Главное, что делает двухтомник событием и заставляет сказать спасибо его составителям, — тексты, выверенные по рукописям (а не по машинописным копиям, пусть и авторизованным, как это имело место в предыдущих изданиях), с ранними редакциями и вариантами. Это важнее любых вопросов, которые могут возникнуть у читателя книги. А вопросы есть, конечно. Например: первый том состоит из двух разделов — первый включает стихи 1964–1970 годов, второй — 1956–1963 годов. Почему граница проходит именно по началу 1964, а не 1963 или 1965 года? И почему, если уж мы делим том надвое, не скомпоновать его первую половину по авторскому списку, составленному в сентябре 1970-го, незадолго до смерти и напечатанному во втором томе? Надо ли включать в основной раздел наброски и шуточные экспромты, если, скажем, стихи для детей вообще не вошли в собрание (их предполагается напечатать в гипотетическом третьем, дополнительном томе)? Правильно ли, что из киносценариев научно-популярных фильмов, которые Аронзон писал для заработка, включен лишь один? Почему 40-строчное “Листание календаря” и 70-строчный “Демон” названы “поэмами” и отнесены во второй том? Наконец, стоило ли перегружать примечания притянутыми за уши цитатами, например, из такого не самого близкого Аронзону писателя, как Евгений Звягин?
Вероятно, на часть этих вопросов у составителей есть вполне убедительные ответы, но — повторимся — это даже не так важно: существенно, что благодаря проделанной ими огромной работе у нас появилась возможность для углубленного, итогового взгляда на творчество Аронзона. Теперь, поставленные в большой контекст, его стихи сами выбирают себе родню и собеседников в прошлом, и его генеалогия может оказаться совсем не такой, какой представлялась при жизни или вскоре после смерти (а в случае Аронзона это “вскоре” растянулось на десятилетия).
Ранний Аронзон (как и ранний Бродский), разумеется, эклектик, но это очень обаятельный эклектизм. Сперва Маяковский, Гумилев и какая-то продвинутая переводная поэзия из “Иностранки”, потом Мандельштам, Пастернак, Хлебников, Заболоцкий, и Тютчев с Баратынским — все идет в ход. К 1962–1963 годам вырабатывается элегически-созерцательная поэтика, которая была бы близка к тогдашней поэзии Бродского, если бы не иная модель взаимоотношений с миром и иная вырастающая из нее интонация. Поэт не отделяет себя от реальности, не вглядывается, как меланхолический метафизик, в отчужденный мир “вещей”, а растворяется в их взволнованном бытии:
В течение следующих нескольких лет, с чудесными удачами (“Послание в лечебницу” и “Утро” — стихотворения, которых уже достаточно для бессмертия), но и с отступлениями, учась у Хлебникова и “Столбцов” Заболоцкого, Аронзон обретает наконец свой подлинный, вполне индивидуальный голос (индивидуальный в той степени и в том смысле, как мало у кого в поколении). Однако хоть его зрелая поэтика и укоренена в обэриутско-футуристической традиции, она не подразумевает ни подчеркнутого алогизма, ни экспрессивного гротеска, ни языковых игр.

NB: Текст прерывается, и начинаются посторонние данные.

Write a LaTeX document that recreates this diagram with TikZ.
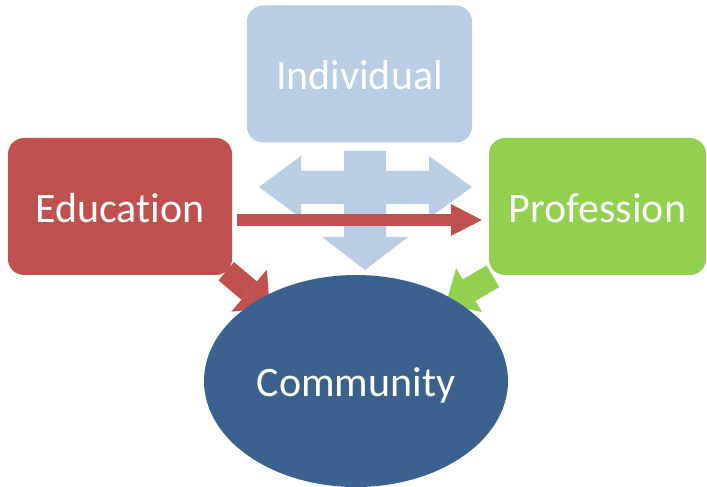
\documentclass[tikz,border=0pt]{standalone}
\usepackage{fontspec}
\setmainfont{Carlito}[Ligatures={NoCommon,NoContextual},Contextuals=NoAlternate]
\usetikzlibrary{arrows.meta,shapes.geometric}
\definecolor{indblue}{HTML}{B9CDE5}
\definecolor{edured}{HTML}{C0504D}
\definecolor{profgreen}{HTML}{92D050}
\definecolor{commblue}{HTML}{3B618E}
\pgfdeclarelayer{back}
\pgfsetlayers{back,main}
\tikzset{
  txt/.style={text=white, font=\fontsize{42pt}{42pt}\selectfont, text height=32pt, text depth=0pt},
  box/.style={txt, rounded corners=16pt, minimum height=137pt},
  fatarrow/.style n args={4}{draw=#1, line width=#2, -{Triangle[length=#3, width=#4, line width=0pt]}}
}
\begin{document}
\begin{tikzpicture}[x=1pt,y=1pt]
      \useasboundingbox (0,0) rectangle (707,487);
      \node[box, fill=indblue, minimum width=225pt] (ind) at (359.5,413) {Individual};
      \node[box, fill=edured, minimum width=224pt] (edu) at (120,280.5) {Educat\kern0pt ion};
      \node[box, fill=profgreen, minimum width=217pt] (prof) at (597.5,280.5) {Profession};
      \node[txt, ellipse, fill=commblue, minimum width=304pt, minimum height=212pt] (comm) at (356,106) {Community};
      \coordinate (hub) at (365,300);
      \begin{pgfonlayer}{back}
      \begin{scope}[shift={(hub)}]
      \fill[indblue] (-21,36) -- (21,36) -- (21,16) -- (64,16) -- (64,31) -- (107,0) -- (64,-31)
        -- (64,-17) -- (21,-17) -- (21,-50) -- (43,-50) -- (0,-83) -- (-43,-50) -- (-21,-50)
        -- (-21,-17) -- (-64,-17) -- (-64,-31) -- (-106,0) -- (-64,31) -- (-64,16) -- (-21,16) -- cycle;
      \end{scope}
      \draw[fatarrow={edured}{24pt}{27pt}{55pt}, shorten >=113pt] ([shift={(-6pt,4pt)}]edu.south east) -- (comm.center);
      \draw[fatarrow={profgreen}{25pt}{27pt}{51pt}, shorten >=151pt] ([shift={(4pt,-1pt)}]prof.south west) -- ([xshift=-40pt]comm.center);
      \end{pgfonlayer}
      \draw[fatarrow={edured}{12pt}{31pt}{32pt}, shorten <=5pt, shorten >=7pt] ([yshift=-13.5pt]edu.east) -- ([yshift=-13.5pt]prof.west);
    \end{tikzpicture}
\end{document}
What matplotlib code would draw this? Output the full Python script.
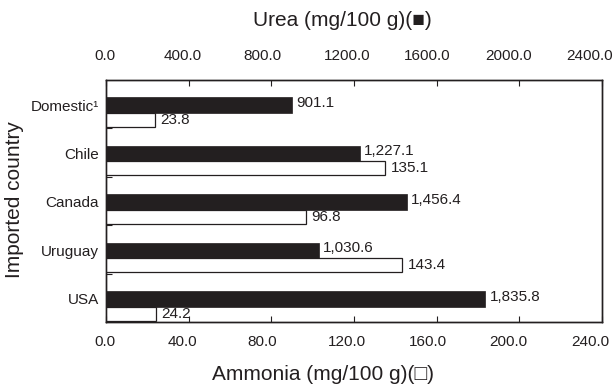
import matplotlib
matplotlib.use("Agg")
import matplotlib.pyplot as plt
import matplotlib.transforms as mtransforms
import numpy as np

plt.rcParams['font.family'] = ['Liberation Sans', 'DejaVu Sans']

countries = ["Domestic\u00b9", "Chile", "Canada", "Uruguay", "USA"]
urea = [901.1, 1227.1, 1456.4, 1030.6, 1835.8]
ammonia = [23.8, 135.1, 96.8, 143.4, 24.2]
urea_labels = ["901.1", "1,227.1", "1,456.4", "1,030.6", "1,835.8"]
ammonia_labels = ["23.8", "135.1", "96.8", "143.4", "24.2"]
ammonia_ticks = [0, 40, 80, 120, 160, 200, 240]
urea_ticks = [0, 400, 800, 1200, 1600, 2000, 2400]

ink = "#231f20"

fig = plt.figure(figsize=(6.14, 3.88), dpi=100)
ax = fig.add_axes([106 / 614, 1 - 322 / 388, 496 / 614, 242 / 388])
ax2 = ax.twiny()
# keep the white bars and their numbers above the black bars
ax.set_zorder(ax2.get_zorder() + 1)
ax.patch.set_visible(False)

y = np.arange(len(countries))
black_c = y + 0.52
white_c = y + 0.825

# ammonia (white, bottom axis)
ax.barh(white_c, ammonia, height=0.29, color="white", edgecolor=ink, linewidth=0.9)
# urea (black, top axis)
ax2.barh(black_c, urea, height=0.32, color=ink, edgecolor=ink, linewidth=0.5)

for yc, v, lab in zip(black_c, urea, urea_labels):
    ax2.annotate(lab, (v, yc), xytext=(3, 1.5), textcoords="offset points",
                 va="center", ha="left", fontsize=11, color=ink)
for yc, v, lab in zip(white_c, ammonia, ammonia_labels):
    ax.annotate(lab, (v, yc), xytext=(4, 0), textcoords="offset points",
                va="center", ha="left", fontsize=11, color=ink)

ax.set_xlim(0, 240)
ax2.set_xlim(0, 2400)
ax.set_ylim(len(countries), 0)

ax.set_xticks(ammonia_ticks)
ax.set_xticklabels(["%.1f" % t for t in ammonia_ticks])
ax2.set_xticks(urea_ticks)
ax2.set_xticklabels(["%.1f" % t for t in urea_ticks])

ax.tick_params(axis="x", direction="in", length=4, pad=9, labelsize=11, color=ink, labelcolor=ink)
ax2.tick_params(axis="x", direction="in", length=4, pad=12, labelsize=11, color=ink, labelcolor=ink)

# the labels in the source sit a little left of their ticks
shifts = [-1, -6, -9, -7, -9, -11, -12]
for a in (ax, ax2):
    for lab, dx in zip(a.get_xticklabels(), shifts):
        lab.set_transform(lab.get_transform() +
                          mtransforms.ScaledTranslation(dx / 100, 0, fig.dpi_scale_trans))

# group boundary ticks on the left, category names at the black bars
ax.set_yticks(np.arange(1, len(countries)))
ax.set_yticklabels([])
ax.tick_params(axis="y", which="major", direction="in", length=4, color=ink)
ax.set_yticks(black_c, minor=True)
ax.set_yticklabels(countries, minor=True)
ax.tick_params(axis="y", which="minor", length=0, pad=5, labelsize=11, labelcolor=ink)

for a in (ax, ax2):
    for s in a.spines.values():
        s.set_color(ink)
        s.set_linewidth(1.0)

fig.text(342 / 614, 1 - 20 / 388, "Urea (mg/100 g)(\u25a0)", ha="center", va="center",
         fontsize=15, color=ink)
fig.text(323 / 614, 1 - 375 / 388, "Ammonia (mg/100 g)(\u25a1)", ha="center", va="center",
         fontsize=15, color=ink)
fig.text(15 / 614, 1 - 200 / 388, "Imported country", rotation=90, ha="center", va="center",
         fontsize=15, color=ink)

fig.savefig("out.png", dpi=100)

Если говорить об обэриутском влиянии, то зрелый Аронзон ближе всего к тому очень своеобразному “неоклассицизму”, к которому пришли во второй половине 1930-х годов и Хармс, и Введенский, и Заболоцкий, и Олейников. Это был классицизм по ту сторону авангарда и с учетом опыта авангарда — высокая утопия воссоздания Золотого века культуры на руинах века Серебряного. С этой утопией связан был наметившийся в творчестве этих поэтов переход от полуиронического, игрового, “масочного” употребления банальных, как будто скомпрометированных культурой поэтизмов к их серьезному освоению. Соответственно меняется контекст — из подчеркнуто нелепого и абсурдного он становится лишь чуть-чуть непривычным.